> [WRITTEN EXERCISE]: Gather each line of the records where "this" appears.

> [DATASET ROWS]:
*****
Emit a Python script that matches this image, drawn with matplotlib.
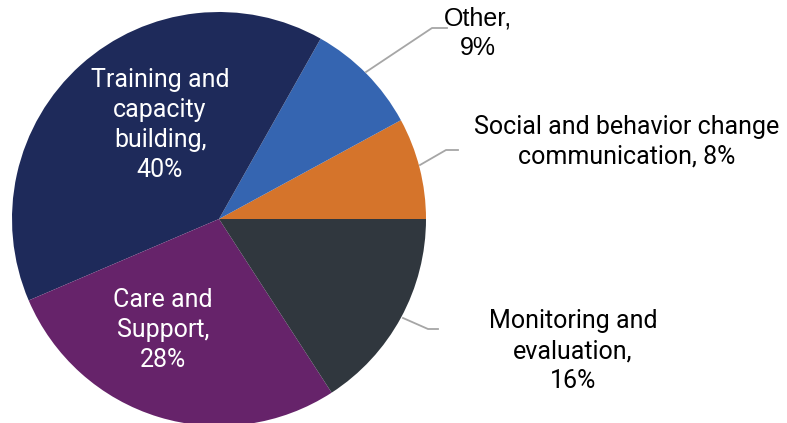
*****
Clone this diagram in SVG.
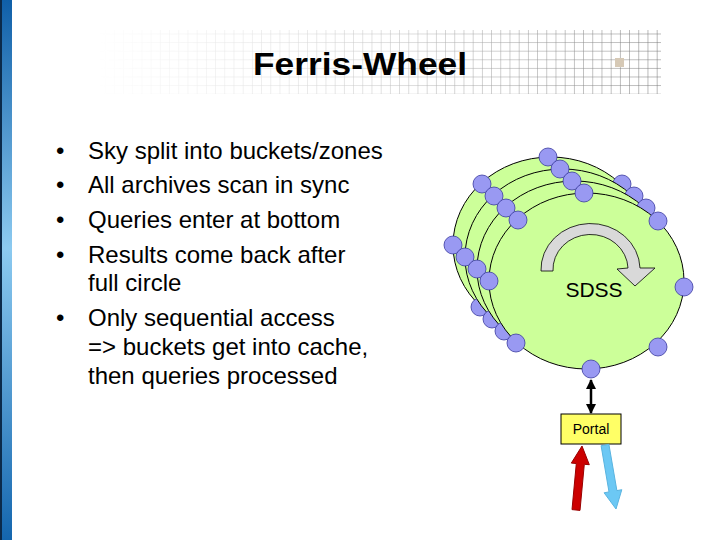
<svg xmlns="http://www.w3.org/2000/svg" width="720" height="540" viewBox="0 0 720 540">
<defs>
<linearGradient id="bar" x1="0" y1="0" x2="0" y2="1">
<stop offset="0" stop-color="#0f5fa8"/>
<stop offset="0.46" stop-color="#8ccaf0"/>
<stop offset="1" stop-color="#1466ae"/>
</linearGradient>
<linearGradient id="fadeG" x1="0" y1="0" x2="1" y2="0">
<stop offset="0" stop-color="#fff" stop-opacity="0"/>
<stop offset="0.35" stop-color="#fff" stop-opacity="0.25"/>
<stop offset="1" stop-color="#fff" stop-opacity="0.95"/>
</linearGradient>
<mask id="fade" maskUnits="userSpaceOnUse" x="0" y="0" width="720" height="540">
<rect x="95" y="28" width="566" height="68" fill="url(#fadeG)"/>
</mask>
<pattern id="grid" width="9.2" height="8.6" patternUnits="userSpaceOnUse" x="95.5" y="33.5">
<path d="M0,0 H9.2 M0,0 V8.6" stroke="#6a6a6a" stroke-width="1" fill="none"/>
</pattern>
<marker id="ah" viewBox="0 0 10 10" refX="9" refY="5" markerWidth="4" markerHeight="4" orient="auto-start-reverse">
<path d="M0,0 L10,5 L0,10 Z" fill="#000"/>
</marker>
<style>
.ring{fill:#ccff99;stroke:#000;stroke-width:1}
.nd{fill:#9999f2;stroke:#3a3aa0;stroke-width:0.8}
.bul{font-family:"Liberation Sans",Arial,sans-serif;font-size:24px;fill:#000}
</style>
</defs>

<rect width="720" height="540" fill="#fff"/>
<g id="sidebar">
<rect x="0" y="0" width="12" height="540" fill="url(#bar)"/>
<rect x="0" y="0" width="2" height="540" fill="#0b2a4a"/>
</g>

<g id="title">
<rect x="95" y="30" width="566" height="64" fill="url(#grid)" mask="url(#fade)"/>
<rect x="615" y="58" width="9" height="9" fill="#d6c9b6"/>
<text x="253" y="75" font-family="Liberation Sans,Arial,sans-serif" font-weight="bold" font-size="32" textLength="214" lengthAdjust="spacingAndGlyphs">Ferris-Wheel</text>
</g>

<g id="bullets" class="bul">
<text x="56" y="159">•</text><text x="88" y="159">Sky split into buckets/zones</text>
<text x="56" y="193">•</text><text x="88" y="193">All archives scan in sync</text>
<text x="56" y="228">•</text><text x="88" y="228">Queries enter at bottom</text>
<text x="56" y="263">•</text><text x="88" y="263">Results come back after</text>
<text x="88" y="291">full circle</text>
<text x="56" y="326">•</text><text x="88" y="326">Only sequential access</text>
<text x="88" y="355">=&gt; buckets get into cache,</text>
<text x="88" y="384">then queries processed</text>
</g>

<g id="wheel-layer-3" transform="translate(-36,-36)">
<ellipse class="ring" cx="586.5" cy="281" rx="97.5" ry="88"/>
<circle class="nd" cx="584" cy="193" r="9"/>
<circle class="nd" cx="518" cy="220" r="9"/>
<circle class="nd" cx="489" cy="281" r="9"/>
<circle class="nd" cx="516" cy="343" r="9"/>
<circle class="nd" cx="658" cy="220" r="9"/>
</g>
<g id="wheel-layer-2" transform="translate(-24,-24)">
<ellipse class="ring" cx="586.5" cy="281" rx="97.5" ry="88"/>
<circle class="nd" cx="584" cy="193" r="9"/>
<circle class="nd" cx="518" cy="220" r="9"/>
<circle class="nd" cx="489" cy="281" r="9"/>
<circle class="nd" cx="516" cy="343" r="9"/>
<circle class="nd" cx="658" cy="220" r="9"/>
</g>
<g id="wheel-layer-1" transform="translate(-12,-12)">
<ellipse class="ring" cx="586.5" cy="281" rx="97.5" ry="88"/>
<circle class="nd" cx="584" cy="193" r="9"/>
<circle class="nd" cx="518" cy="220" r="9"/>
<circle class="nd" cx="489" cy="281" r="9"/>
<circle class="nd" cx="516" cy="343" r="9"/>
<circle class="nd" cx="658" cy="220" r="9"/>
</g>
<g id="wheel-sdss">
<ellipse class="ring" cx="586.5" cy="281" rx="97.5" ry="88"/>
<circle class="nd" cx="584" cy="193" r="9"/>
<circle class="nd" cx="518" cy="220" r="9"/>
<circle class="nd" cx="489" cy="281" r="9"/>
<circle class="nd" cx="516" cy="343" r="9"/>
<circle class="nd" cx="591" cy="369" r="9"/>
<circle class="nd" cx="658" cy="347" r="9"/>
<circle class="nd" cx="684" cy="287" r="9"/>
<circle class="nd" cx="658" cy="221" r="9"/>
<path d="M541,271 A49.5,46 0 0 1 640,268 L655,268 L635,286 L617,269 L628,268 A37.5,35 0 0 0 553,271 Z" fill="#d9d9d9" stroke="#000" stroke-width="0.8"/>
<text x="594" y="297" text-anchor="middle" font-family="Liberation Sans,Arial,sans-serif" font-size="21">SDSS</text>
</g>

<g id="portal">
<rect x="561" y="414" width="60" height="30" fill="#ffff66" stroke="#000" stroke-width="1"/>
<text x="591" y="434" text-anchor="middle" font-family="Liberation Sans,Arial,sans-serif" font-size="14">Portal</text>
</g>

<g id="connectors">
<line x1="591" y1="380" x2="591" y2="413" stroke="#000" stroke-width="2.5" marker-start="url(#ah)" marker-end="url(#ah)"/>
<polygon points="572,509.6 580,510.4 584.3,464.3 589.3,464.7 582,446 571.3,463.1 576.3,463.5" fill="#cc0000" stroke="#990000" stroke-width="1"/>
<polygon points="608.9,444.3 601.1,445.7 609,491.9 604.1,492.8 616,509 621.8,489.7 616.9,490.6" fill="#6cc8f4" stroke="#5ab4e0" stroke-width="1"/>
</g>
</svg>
*****
> [WRITTEN SOLUTION]:
Emit a Python script that matches this image, drawn with matplotlib.
Clone this diagram in SVG.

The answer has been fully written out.